Intel’s history is long, and despite its modern association with CPUs, its origin story is rooted in memory. Before the world recognised Intel as the powerhouse behind the x86 architecture, it was building memory chips, specifically SRAM and DRAM. These early products laid the foundation for the company’s rise, though they were soon eclipsed by the overwhelming success of Intel’s microprocessors.

With the CPU market becoming the company’s primary focus for decades, memory development gradually fell off Intel’s strategic roadmap. That decision made sense at the time, as processor innovation was driving demand and margins were higher. But the landscape has since shifted: AI is no longer a niche application, and general‑purpose CPUs are no longer the only architecture of relevance. The computational requirements of AI are forcing a re‑evaluation of where performance gains must come from, and memory is now a key part of that equation.

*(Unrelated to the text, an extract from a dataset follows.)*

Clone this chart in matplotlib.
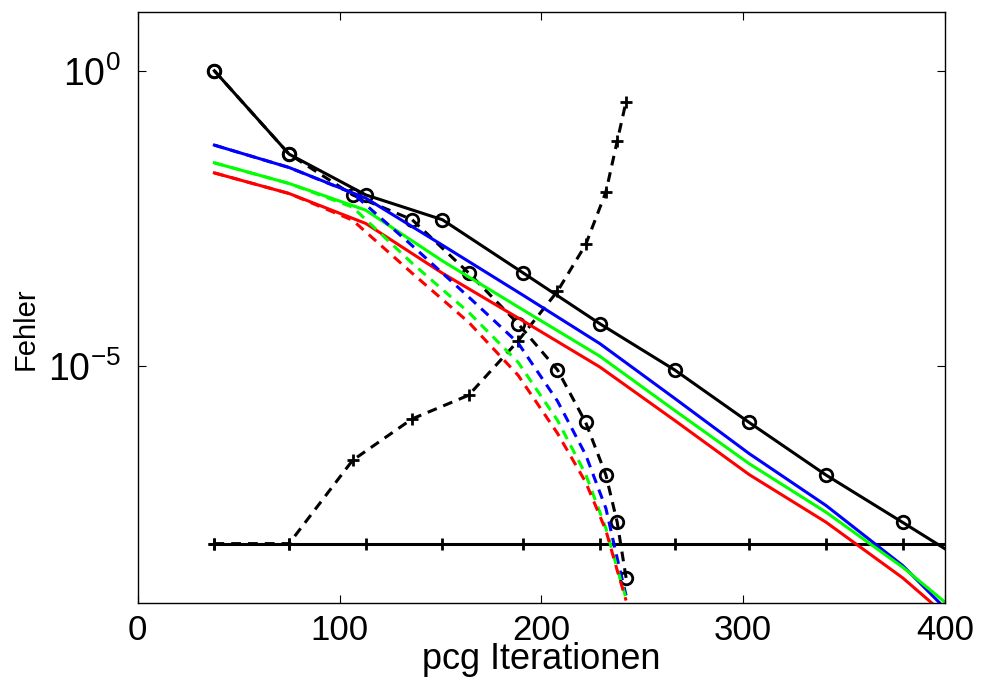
import numpy as np
import matplotlib
matplotlib.use("Agg")
import matplotlib.pyplot as plt

plt.rcParams['font.family'] = ['Liberation Sans', 'DejaVu Sans']
plt.rcParams['mathtext.fontset'] = 'custom'
plt.rcParams['mathtext.rm'] = 'Liberation Sans'
plt.rcParams['mathtext.it'] = 'Liberation Sans'
plt.rcParams['mathtext.bf'] = 'Liberation Sans'

# iteration counts (solid curves / dashed curves)
it_solid = [38, 75, 113, 151, 191, 229, 266, 303, 341, 379, 417]
it_dash = [38, 75, 106.5, 136, 164, 188.5, 208, 222, 232, 237.6, 242]

# black reference curves
err_ref = [1.0, 3.89e-2, 7.94e-3, 3.02e-3, 3.80e-4, 5.25e-5, 8.71e-6,
           1.12e-6, 1.45e-7, 2.29e-8, 3.55e-9]
err_ref_dash = [1.0, 3.89e-2, 7.94e-3, 3.02e-3, 3.80e-4, 5.25e-5, 8.71e-6,
                1.12e-6, 1.45e-7, 2.29e-8, 2.63e-9]
err_plus_dash = [1e-8, 1e-8, 2.57e-7, 1.29e-6, 3.24e-6, 2.69e-5, 1.86e-4,
                 1.15e-3, 8.91e-3, 6.46e-2, 0.302]
err_tol = [1e-8] * 11

# coloured curves, solid
err_blue = [5.52e-2, 2.31e-2, 7.00e-3, 1.12e-3, 1.59e-4, 2.42e-5, 2.88e-6,
            3.33e-7, 4.43e-8, 4.27e-9, 2.09e-10]
err_green = [2.77e-2, 1.24e-2, 4.38e-3, 6.07e-4, 8.97e-5, 1.48e-5, 1.80e-6,
             2.25e-7, 3.41e-8, 4.00e-9, 3.39e-10]
err_red = [1.87e-2, 8.39e-3, 2.61e-3, 3.76e-4, 5.85e-5, 9.73e-6, 1.22e-6,
           1.47e-7, 2.31e-8, 2.64e-9, 2.0e-10]

# coloured curves, dashed
err_blue_d = [5.52e-2, 2.31e-2, 8.49e-3, 1.10e-3, 1.49e-4, 2.48e-5, 2.58e-6,
              3.17e-7, 3.94e-8, 5.61e-9, 1.33e-9]
err_green_d = [2.77e-2, 1.24e-2, 4.92e-3, 5.55e-4, 8.20e-5, 1.17e-5, 1.22e-6,
               1.48e-7, 1.81e-8, 3.80e-9, 1.18e-9]
err_red_d = [1.87e-2, 8.39e-3, 2.96e-3, 3.76e-4, 5.56e-5, 7.05e-6, 7.35e-7,
             1.09e-7, 1.67e-8, 3.52e-9, 1.09e-9]

fig = plt.figure(figsize=(9.82, 6.86), dpi=100)
ax = fig.add_axes([0.1402, 0.1214, 0.8221, 0.8616])

lw = 2.2
dash = (3.2, 2.3)
mk = dict(markersize=9, markeredgewidth=2.0)

ax.semilogy(it_solid, err_ref, 'k-o', mfc='none', lw=lw, **mk)
ax.semilogy(it_dash, err_ref_dash, 'k--o', mfc='none', lw=lw, dashes=dash, **mk)
ax.semilogy(it_dash, err_plus_dash, 'k--+', lw=lw, dashes=dash, **mk)
ax.semilogy(it_solid, err_tol, 'k-+', lw=lw, **mk)

ax.semilogy(it_solid, err_blue, color='b', lw=lw)
ax.semilogy(it_solid, err_green, color='#00ff00', lw=lw)
ax.semilogy(it_solid, err_red, color='r', lw=lw)
ax.semilogy(it_dash, err_blue_d, color='b', lw=lw, ls='--', dashes=dash)
ax.semilogy(it_dash, err_green_d, color='#00ff00', lw=lw, ls='--', dashes=dash)
ax.semilogy(it_dash, err_red_d, color='r', lw=lw, ls='--', dashes=dash)

ax.set_xlim(0, 400)
ax.set_ylim(1e-9, 1e1)
ax.set_xticks([0, 100, 200, 300, 400])
ax.set_yticks([1e-5, 1e0])
ax.minorticks_off()
ax.tick_params(direction='in', top=True, right=True, length=6, width=0.8,
               pad=8)
ax.tick_params(axis='x', labelsize=25)
ax.tick_params(axis='y', labelsize=27, pad=12)
for s in ax.spines.values():
    s.set_linewidth(1.0)

ax.set_xlabel("pcg Iterationen", fontsize=26)
ax.set_ylabel("Fehler", fontsize=21)
ax.xaxis.set_label_coords(0.5, -0.066)
ax.yaxis.set_label_coords(-0.121, 0.463)

fig.savefig("out.png", dpi=100)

Re‑entering the memory market—specifically with a new architecture aimed at AI workloads—is not just timely; it is potentially transformative. Intel has decades of experience in silicon process design, packaging, and vertical integration. If leveraged correctly, this technical foundation gives the company a head start. Intel is uniquely positioned to design AI accelerators and pair them with memory subsystems optimised for tight integration. Unlike third‑party vendors that must conform to standard interfaces, Intel can build tightly coupled hardware stacks optimised down to the transistor level.

The partnership with SoftBank through Saimemory could be the first significant move in this direction. By aligning itself with academic research and focusing on efficiency rather than bandwidth alone, Intel could leapfrog the conventional limitations of high-bandwidth memory. If the company moves fast, it may have a real chance to shape the future of AI memory, not just follow it.

That said, competition is fierce. The memory landscape is no longer what it was when Intel first exited. South Korean and Taiwanese firms dominate the market with vertically scaled supply chains and highly optimised manufacturing. Even newer players are entering with specialised solutions aimed directly at AI workloads. Intel will have to execute flawlessly, and that includes managing cost, yield, power efficiency, and supply‑chain logistics—all while keeping up with AI’s rapid evolution.

Still, this moment may be as close as Intel will get to a natural inflection point for re‑entry. The opportunity is real, and if Intel acts with precision, it could re‑establish itself not just as a CPU leader but as a critical architect of modern computing infrastructure. The company once led the industry by making bold, technically sound decisions. Whether it can still do that in the current environment will soon be tested.